Catalyst Game Labs' Shadowrun got such a start. It was the 1980s, cyberpunk was cresting as a style, D&D was riding high, it seemed like a novel idea to mash them up. Fantasy races in a near-future setting? It was "cyberpunk fantasy." And it was popular enough to survive its first publisher. If there's anything bad to say about it in this discussion, it's that it gained such fame that it's practically a genre unto itself now. If the goal is to find interesting, quirky, weird little mismatches of genre and setting, Shadowrun may almost have missed the mark by hitting it too big.

Teenagers From Outer Space is another odd combination: a contemporary world with a high-velocity infusion of science-fiction level technology.

And Cthulhu Tech is an especially devious take on the horror genre: it features a near future setting, with the beginnings of space travel, combined with elements of horror. It's a future-fantasy setting.

Generally, though, you don't see a whole lot of examples of this. Unless you make them yourself, but that's for later.

Toto, I Don't Think We're in Eisengard anymore!

You can only get so much mileage out of atypical combinations of typical setting and typical genre. To really go places, and that's what I really wanted to talk about here, you have to start with a genre or setting (usually a setting) that is grossly under-represented.

Pinnacle Entertainment Group's Deadlands is a fine example of a nonconventional setting. It started with a genre that has hardly been touched upon—the near-antebellum western setting—and beat it roughly with the twin bludgeons of fantasy and horror until it became the delightfully misshapen lump that it is today. It didn't so much outlast its first publisher, but it did outlast its printing. If you want to get the original rulebook which used cards, multiple dice, and poker chips, you'll have to get PDFs.

Another grossly under-represented genre is 1950s Cold War Germany. World War II ended, but then someone retconned in all these horror elements, giving rise to the treat that is Contested Ground's Cold City. The elements of conflict between the nationalities of character on the Reserve Police Agency, contrasted against the horrors of science unhinged makes for some potentially interesting play as you can't really trust anyone.

Colonial Gothic gave the American Colonies in the run-up to the Revolutionary War an especially mean twist: A variant historical setting rife with fantasy with a few dashes of horror. For that "variant" part the author expressly uses the term "secret history" to obscure a history rife with conflict between supernatural agencies, obscure brotherhoods, and political aspirants.

The combination of fantasy and horror and early American history seems to be rising. You have the early 1800s western sensibilities of Dogs in the Vineyard, and if you go back farther into the late 1600s you can pursue horrors in Witch Hunter.

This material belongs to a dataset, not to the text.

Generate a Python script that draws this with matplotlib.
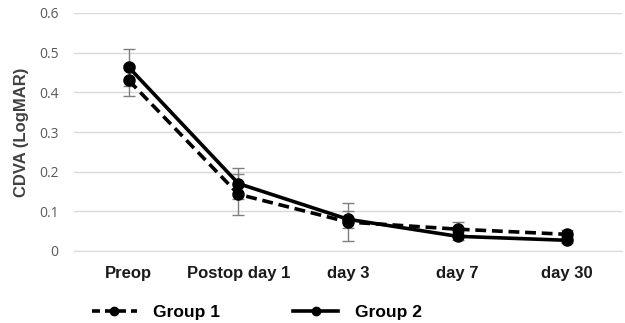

Grimm is an obscure little ditty with a fairy-tale setting (the title describes both the source and a bit of the style). The player characters are children. They're not necessarily children in The Zorceror of Zo, which ganks its hauntingly familiar and ill-defined setting from a certain other "Spellcaster of A Kingdom With Two Letters In Its Name" series of stories, but the setting is pretty openly defined, which makes for potential. A fantasy setting, perhaps, but rescued from the cliché bannination this trip because any medieval trappings are ersatz, chunky, and could just as easily feature anthropomorphized animals or be made out of candy.

Fill in the Blanks

Some games try to fill the genre without the setting. Or they describe the setting and leave the genre open for you. And admittedly, some do a better job of this than others. D&D is supposed to be fantasy roleplaying without pretense of setting, but then they have the assorted setting books, and that collection of monsters hasn't changed significantly in the past twenty-some years, etc. It practically has the lock on the medieval fantasy combination, so for this reading, screw them.

Burning Wheel, Riddle of Steel, and Rolemaster aspire to more generalized fantasy. They let the GM (and/or the players in the case of the former) come up with the minutiae. They're going to be fantasy games, but whether they're medieval fantasy or something cut from refreshingly different whole cloth is an option available to the GM and players.

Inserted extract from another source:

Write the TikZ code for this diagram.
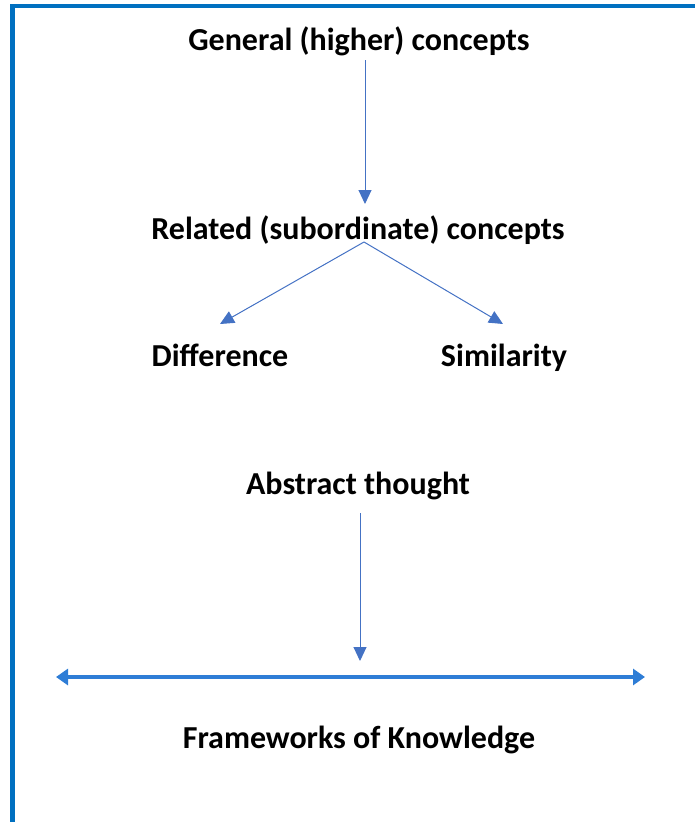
\documentclass[tikz,border=0pt]{standalone}
\usepackage{fontspec}
\setmainfont{Carlito}
\usetikzlibrary{arrows.meta}
\definecolor{frameblue}{HTML}{0070C0}
\definecolor{arrowblue}{HTML}{4472C4}
\definecolor{lineblue}{HTML}{2E7DD6}
\tikzset{
  lbl/.style={font=\bfseries\fontsize{32}{36}\selectfont, text=black, inner sep=0pt, anchor=base},
  conn/.style={draw=arrowblue, line width=1pt, -{Triangle[width=13pt,length=14pt]}},
  dbl/.style={draw=lineblue, line width=4pt, {Triangle[width=16pt,length=12pt]}-{Triangle[width=16pt,length=12pt]}}
}
\begin{document}
\begin{tikzpicture}[x=1pt,y=-1pt]
\useasboundingbox (0,0) rectangle (695,822);
\clip (0,0) rectangle (695,822);
\draw[frameblue, line width=4.5pt] (12.5,6) rectangle (740,870);
\node[lbl] (gen) at (359,50) {General (higher) concepts};
\node[lbl] (rel) at (358,239) {Related (subordinate) concepts};
\node[lbl] (dif) at (220,366) {Difference};
\node[lbl] (sim) at (504,366) {Similarity};
\node[lbl] (abs) at (358,494) {Abstract thought};
\node[lbl] (frm) at (359,748) {Frameworks of Knowledge};
\coordinate (g1) at (365,60);
\coordinate (g2) at (365,204);
\coordinate (r0) at (364,242);
\coordinate (dl) at (220,324);
\coordinate (dr) at (503,324);
\coordinate (a1) at (360,513);
\coordinate (a2) at (360,661);
\coordinate (hl) at (56,677);
\coordinate (hr) at (645,677);
\draw[conn] (g1) -- (g2);
\draw[conn] (r0) -- (dl);
\draw[conn] (r0) -- (dr);
\draw[conn] (a1) -- (a2);
\draw[dbl] (hl) -- (hr);
\end{tikzpicture}
\end{document}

shock is a generalized science-fiction game where as part of play the players decide what kind of world they're going to play in. The campaign can change with every play. Space Master (a science-fiction cousin to Rolemaster isn't quite as flexible, but it does allow for play in whatever science-fiction setting the players wish.

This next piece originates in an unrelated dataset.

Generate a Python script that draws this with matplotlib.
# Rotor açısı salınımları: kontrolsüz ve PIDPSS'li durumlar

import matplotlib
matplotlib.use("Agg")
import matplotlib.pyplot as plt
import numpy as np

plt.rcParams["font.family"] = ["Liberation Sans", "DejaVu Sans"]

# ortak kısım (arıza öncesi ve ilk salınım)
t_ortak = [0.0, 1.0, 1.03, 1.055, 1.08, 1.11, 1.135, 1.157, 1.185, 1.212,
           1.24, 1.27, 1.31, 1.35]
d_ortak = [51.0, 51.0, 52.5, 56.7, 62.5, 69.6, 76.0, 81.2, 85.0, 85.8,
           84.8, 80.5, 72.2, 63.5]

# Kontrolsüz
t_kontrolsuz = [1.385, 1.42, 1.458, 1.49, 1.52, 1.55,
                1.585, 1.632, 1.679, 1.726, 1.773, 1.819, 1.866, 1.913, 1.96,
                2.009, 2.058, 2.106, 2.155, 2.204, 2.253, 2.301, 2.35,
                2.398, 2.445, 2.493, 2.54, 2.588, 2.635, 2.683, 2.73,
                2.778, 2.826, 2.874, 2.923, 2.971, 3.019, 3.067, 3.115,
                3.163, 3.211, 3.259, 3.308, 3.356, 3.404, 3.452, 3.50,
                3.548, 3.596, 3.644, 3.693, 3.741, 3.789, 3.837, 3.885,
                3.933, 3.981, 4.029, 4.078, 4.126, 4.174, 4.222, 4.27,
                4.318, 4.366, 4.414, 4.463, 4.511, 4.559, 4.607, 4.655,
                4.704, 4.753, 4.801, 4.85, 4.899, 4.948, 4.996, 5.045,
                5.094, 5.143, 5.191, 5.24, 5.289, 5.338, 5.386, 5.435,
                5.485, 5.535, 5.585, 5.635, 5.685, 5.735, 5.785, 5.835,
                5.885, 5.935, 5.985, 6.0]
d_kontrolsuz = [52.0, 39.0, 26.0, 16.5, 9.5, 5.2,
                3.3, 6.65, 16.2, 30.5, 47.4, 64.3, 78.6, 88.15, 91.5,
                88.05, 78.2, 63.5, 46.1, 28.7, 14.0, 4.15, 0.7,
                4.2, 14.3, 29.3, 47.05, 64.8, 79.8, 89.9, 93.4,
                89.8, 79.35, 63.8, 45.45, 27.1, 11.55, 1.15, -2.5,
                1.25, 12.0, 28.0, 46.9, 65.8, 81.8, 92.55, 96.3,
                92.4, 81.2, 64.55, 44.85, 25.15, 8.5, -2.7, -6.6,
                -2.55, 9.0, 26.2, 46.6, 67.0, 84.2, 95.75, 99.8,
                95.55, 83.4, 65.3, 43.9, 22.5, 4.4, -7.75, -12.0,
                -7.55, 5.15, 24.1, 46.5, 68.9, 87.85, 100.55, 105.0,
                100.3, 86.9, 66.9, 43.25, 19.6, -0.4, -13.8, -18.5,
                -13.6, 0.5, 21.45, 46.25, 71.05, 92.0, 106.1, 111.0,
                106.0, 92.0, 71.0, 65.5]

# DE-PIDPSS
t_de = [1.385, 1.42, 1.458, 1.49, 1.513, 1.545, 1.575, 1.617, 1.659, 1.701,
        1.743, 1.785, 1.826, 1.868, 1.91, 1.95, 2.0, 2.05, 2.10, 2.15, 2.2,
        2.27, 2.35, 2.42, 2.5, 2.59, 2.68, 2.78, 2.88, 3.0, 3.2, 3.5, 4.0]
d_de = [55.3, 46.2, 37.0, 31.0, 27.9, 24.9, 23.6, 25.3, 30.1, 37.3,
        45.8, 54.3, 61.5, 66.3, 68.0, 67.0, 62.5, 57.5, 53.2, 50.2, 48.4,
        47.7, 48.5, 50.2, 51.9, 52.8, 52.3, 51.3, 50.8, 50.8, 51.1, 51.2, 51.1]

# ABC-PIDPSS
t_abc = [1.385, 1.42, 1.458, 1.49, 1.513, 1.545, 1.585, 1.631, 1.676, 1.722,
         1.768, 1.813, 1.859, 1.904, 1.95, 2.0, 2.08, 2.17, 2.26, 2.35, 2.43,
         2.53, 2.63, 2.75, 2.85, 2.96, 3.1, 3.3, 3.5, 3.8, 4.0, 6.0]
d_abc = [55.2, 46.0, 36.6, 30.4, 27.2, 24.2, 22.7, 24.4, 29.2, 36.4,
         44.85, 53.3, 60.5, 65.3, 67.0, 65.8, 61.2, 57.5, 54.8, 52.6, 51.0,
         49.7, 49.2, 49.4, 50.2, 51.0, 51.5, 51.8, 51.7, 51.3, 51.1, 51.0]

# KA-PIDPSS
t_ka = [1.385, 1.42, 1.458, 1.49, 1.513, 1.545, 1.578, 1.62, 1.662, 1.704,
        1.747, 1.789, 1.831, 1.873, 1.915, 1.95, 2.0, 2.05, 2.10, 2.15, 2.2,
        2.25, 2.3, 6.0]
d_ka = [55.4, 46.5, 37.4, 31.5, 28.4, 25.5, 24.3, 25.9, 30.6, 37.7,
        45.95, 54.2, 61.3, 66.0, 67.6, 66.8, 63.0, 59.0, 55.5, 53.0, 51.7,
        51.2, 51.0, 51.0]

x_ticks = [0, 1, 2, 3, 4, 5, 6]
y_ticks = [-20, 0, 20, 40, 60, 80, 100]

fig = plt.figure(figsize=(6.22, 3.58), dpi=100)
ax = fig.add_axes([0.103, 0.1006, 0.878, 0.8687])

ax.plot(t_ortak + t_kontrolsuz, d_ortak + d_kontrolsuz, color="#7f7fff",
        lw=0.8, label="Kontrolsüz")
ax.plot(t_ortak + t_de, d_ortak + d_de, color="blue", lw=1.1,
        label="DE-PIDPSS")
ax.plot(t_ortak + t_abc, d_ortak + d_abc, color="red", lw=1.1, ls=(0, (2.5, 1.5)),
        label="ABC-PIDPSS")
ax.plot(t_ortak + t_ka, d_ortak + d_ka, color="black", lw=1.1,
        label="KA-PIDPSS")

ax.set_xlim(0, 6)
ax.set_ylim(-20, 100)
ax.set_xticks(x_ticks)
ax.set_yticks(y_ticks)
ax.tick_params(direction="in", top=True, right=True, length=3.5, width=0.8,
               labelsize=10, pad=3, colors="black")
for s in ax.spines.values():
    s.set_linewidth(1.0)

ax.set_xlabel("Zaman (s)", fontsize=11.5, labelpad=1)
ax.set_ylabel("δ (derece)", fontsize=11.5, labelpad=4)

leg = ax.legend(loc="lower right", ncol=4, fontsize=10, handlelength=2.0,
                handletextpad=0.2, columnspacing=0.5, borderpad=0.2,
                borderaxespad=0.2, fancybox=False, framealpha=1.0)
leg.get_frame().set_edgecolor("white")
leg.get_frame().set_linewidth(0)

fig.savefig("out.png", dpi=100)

Cartoon Action Hour is worth mentioning here because it theoretically allows for any genre and any setting (the GM can fill in all those details), but actively encourages a particular style and tone of play: the half-hour toy commercials of the 1980s. (No, really.) The genre and setting are left up to the GM and players to hash out, but the rules pretty much encourage the playing of one particular tone, to the point that they say the rules will need modifying before it can handle cartoons from the 1960s and 1970s. Admittedly this was a trick first played by Toon, which is still available, but Cartoon Action Hour will typically play a relatively serious genre with tongue firmly planted in cheek, making it a drier kind of humor.

For a trip in the other direction, Dread will take any genre and setting and give it a nightmarish horror twist. Low fantasy? High fantasy? Science-fiction? If it's a genre where you count success by surviving the adventure, this is a good choice of game. However, it may be a bit of an acquired taste, since all mechanics are run through a Jenga game.

And sometimes you want rules that will stand up to anything. Any system sufficiently flexible to handle multiple genres will also generally handle multiple settings and tones too. GURPS is a very well-known generic system, and rightly so. HERO has strong roots in many forms of contemporary play, and is well-adapted to powered (superhero or fantasy) play, but really the system has aimed for generic in recent generations and should be counted as generic too. If a system can benefit from world books, call it generic.